Our friend Paul Straddler, of Hinton, at one time had had the call of them both, but the Major, considering that Straddler had not used due diligence in the matter of Golden-drop, was not inclined to have him. Besides which, Straddler required a bed, which the Major was not disposed to yield, a bed involving a breakfast, and perhaps a stall for his horse, to say nothing of an out-of-place groom Straddler occasionally adopted, and who could eat as much as any two men. So the Laughing Hy?na and Hetherington were selected.

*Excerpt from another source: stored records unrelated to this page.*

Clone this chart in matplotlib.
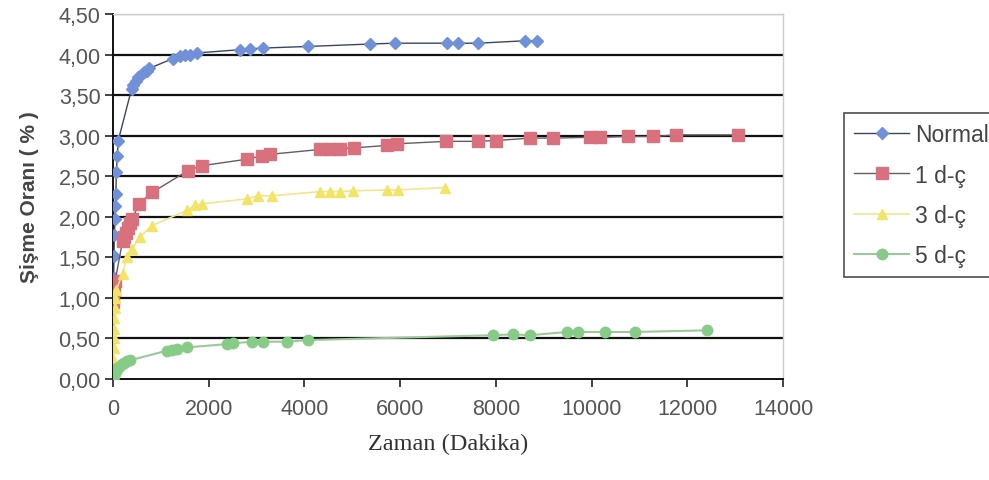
import matplotlib
matplotlib.use("Agg")
import matplotlib.pyplot as plt
from matplotlib.ticker import FuncFormatter, MultipleLocator

# Swelling ratio (%) vs. time (minutes)
normal_t = [15, 20, 30, 40, 50, 60, 70, 90, 110, 390, 420, 480, 530, 580, 640, 700, 760,
            1250, 1400, 1500, 1610, 1760, 2650, 2860, 3130, 4080, 5370, 5890, 6980,
            7210, 7630, 8610, 8860]
normal_y = [1.25, 1.52, 1.77, 1.97, 2.13, 2.28, 2.55, 2.75, 2.94, 3.58, 3.62, 3.68, 3.72,
            3.75, 3.78, 3.80, 3.83, 3.95, 3.98, 3.99, 4.00, 4.02, 4.06, 4.07, 4.08, 4.10,
            4.13, 4.14, 4.14, 4.14, 4.14, 4.17, 4.17]

dc1_t = [10, 30, 45, 200, 240, 280, 320, 360, 400, 540, 815, 1570, 1860, 2800, 3110, 3280,
         4330, 4530, 4740, 5040, 5730, 5940, 6960, 7630, 8000, 8720, 9200, 9970, 10180,
         10760, 11290, 11770, 13060]
dc1_y = [0.95, 1.10, 1.21, 1.70, 1.75, 1.80, 1.86, 1.92, 1.97, 2.16, 2.30, 2.57, 2.63, 2.71,
         2.75, 2.77, 2.83, 2.84, 2.84, 2.85, 2.88, 2.90, 2.93, 2.93, 2.94, 2.97, 2.97,
         2.98, 2.98, 2.99, 2.99, 3.01, 3.01]

dc3_t = [5, 10, 15, 20, 25, 30, 40, 50, 70, 200, 290, 400, 560, 810, 1550, 1710, 1860,
         2800, 3030, 3320, 4330, 4530, 4740, 5020, 5730, 5960, 6940]
dc3_y = [0.12, 0.25, 0.38, 0.50, 0.62, 0.75, 0.88, 1.00, 1.10, 1.30, 1.50, 1.60, 1.75,
         1.89, 2.08, 2.14, 2.16, 2.22, 2.26, 2.26, 2.31, 2.31, 2.31, 2.32, 2.33, 2.33, 2.36]

dc5_t = [0, 20, 40, 60, 90, 130, 180, 240, 300, 355, 1130, 1240, 1340, 1550, 2380, 2510,
         2900, 3140, 3640, 4080, 7940, 8360, 8720, 9490, 9720, 10280, 10910, 12420]
dc5_y = [0.00, 0.04, 0.07, 0.10, 0.13, 0.15, 0.18, 0.20, 0.22, 0.23, 0.35, 0.36, 0.37,
         0.39, 0.43, 0.44, 0.46, 0.46, 0.46, 0.48, 0.54, 0.55, 0.54, 0.58, 0.58, 0.58,
         0.58, 0.60]

labels = ["Normal", "1 d-\u00e7", "3 d-\u00e7", "5 d-\u00e7"]

plt.rcParams["font.family"] = ["Liberation Sans", "DejaVu Sans"]

fig = plt.figure(figsize=(9.89, 4.81), dpi=100)
ax = fig.add_axes([113 / 989, 101 / 481, 670 / 989, 365 / 481])

ax.plot(normal_t, normal_y, color="#3c4560", lw=1.0, marker="D", ms=6.5,
        mfc="#7090d8", mec="#7090d8", label=labels[0], zorder=4)
ax.plot(dc1_t, dc1_y, color="#6a5a5e", lw=1.0, marker="s", ms=8,
        mfc="#d8707e", mec="#d8707e", label=labels[1], zorder=4)
ax.plot(dc3_t, dc3_y, color="#ece890", lw=1.2, marker="^", ms=7.5,
        mfc="#f2e466", mec="#f2e466", label=labels[2], zorder=4)
ax.plot(dc5_t, dc5_y, color="#9cc89c", lw=1.5, marker="o", ms=7.5,
        mfc="#86cc86", mec="#86cc86", label=labels[3], zorder=4)

ax.set_xlim(0, 14000)
ax.set_ylim(0, 4.5)
ax.xaxis.set_major_locator(MultipleLocator(2000))
ax.yaxis.set_major_locator(MultipleLocator(0.5))
ax.yaxis.set_major_formatter(FuncFormatter(lambda v, p: f"{v:.2f}".replace(".", ",")))

for v in [0.5, 1.0, 1.5, 2.0, 2.5, 3.0, 3.5, 4.0]:
    ax.axhline(v, color="#111111", lw=1.6, zorder=1)
ax.axhline(4.5, color="#bbbbbb", lw=1.0, zorder=1)

for s in ["top", "right"]:
    ax.spines[s].set_color("#cccccc")
    ax.spines[s].set_linewidth(1.0)
for s in ["left", "bottom"]:
    ax.spines[s].set_color("#111111")
    ax.spines[s].set_linewidth(1.4)

ax.tick_params(axis="both", direction="out", length=6, width=1.2, color="#222222",
               labelsize=15.5, labelcolor="#555555")
ax.tick_params(axis="x", pad=8)
ax.tick_params(axis="y", pad=3)

ax.set_ylabel("\u015ei\u015fme Oran\u0131 ( % )", fontsize=15, fontweight="bold",
              color="#444444", labelpad=14)
ax.set_xlabel("Zaman (Dakika)", fontsize=17.5, family="Liberation Serif",
              color="#333333", labelpad=10)

leg = fig.legend(loc="upper left", bbox_to_anchor=(844 / 989, (481 - 114) / 481),
                 frameon=True, fancybox=False, edgecolor="#222222", fontsize=16.5,
                 labelcolor="#444444", handlelength=2.4, borderpad=0.45,
                 labelspacing=0.75, handletextpad=0.25, borderaxespad=0)
leg.get_frame().set_linewidth(1.2)

fig.savefig("out.png", dpi=100, facecolor="white")
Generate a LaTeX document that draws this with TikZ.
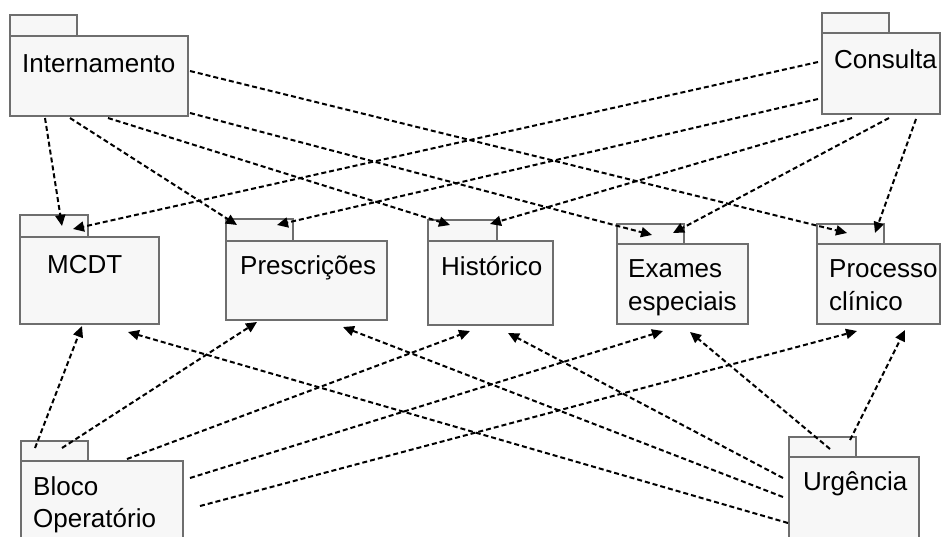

And now, gentle reader, if you will have the kindness to tell them off on your fingers as we call them over, we will see if we have got country, and as many as ever the Major can cram into his diningroom. Please count:-

Major, Mrs., three Misses Yammerton and Fine Billy...6

The Rev. Mr. and Mrs. Tightlace......................2

Mr. and Mrs. Rocket Larkspur.........................2

Mrs. and Miss Dotherington...........................2

Mr. and Mrs. Blurkins................................2

Mr. and Mrs. Crickleton..............................2

The Hy?na, and Hetherington..........................2

18

All right! eighteen; fourteen for dining-room chairs, and four for bedroom ones. There are but twelve Champagne needle-cases, but the deficiency is supplied by half-a-dozen ale glasses at the low end of the table, which the Major says will "never be seen."

So now, if you please, we will go and dress-dinner being sharp six, recollect.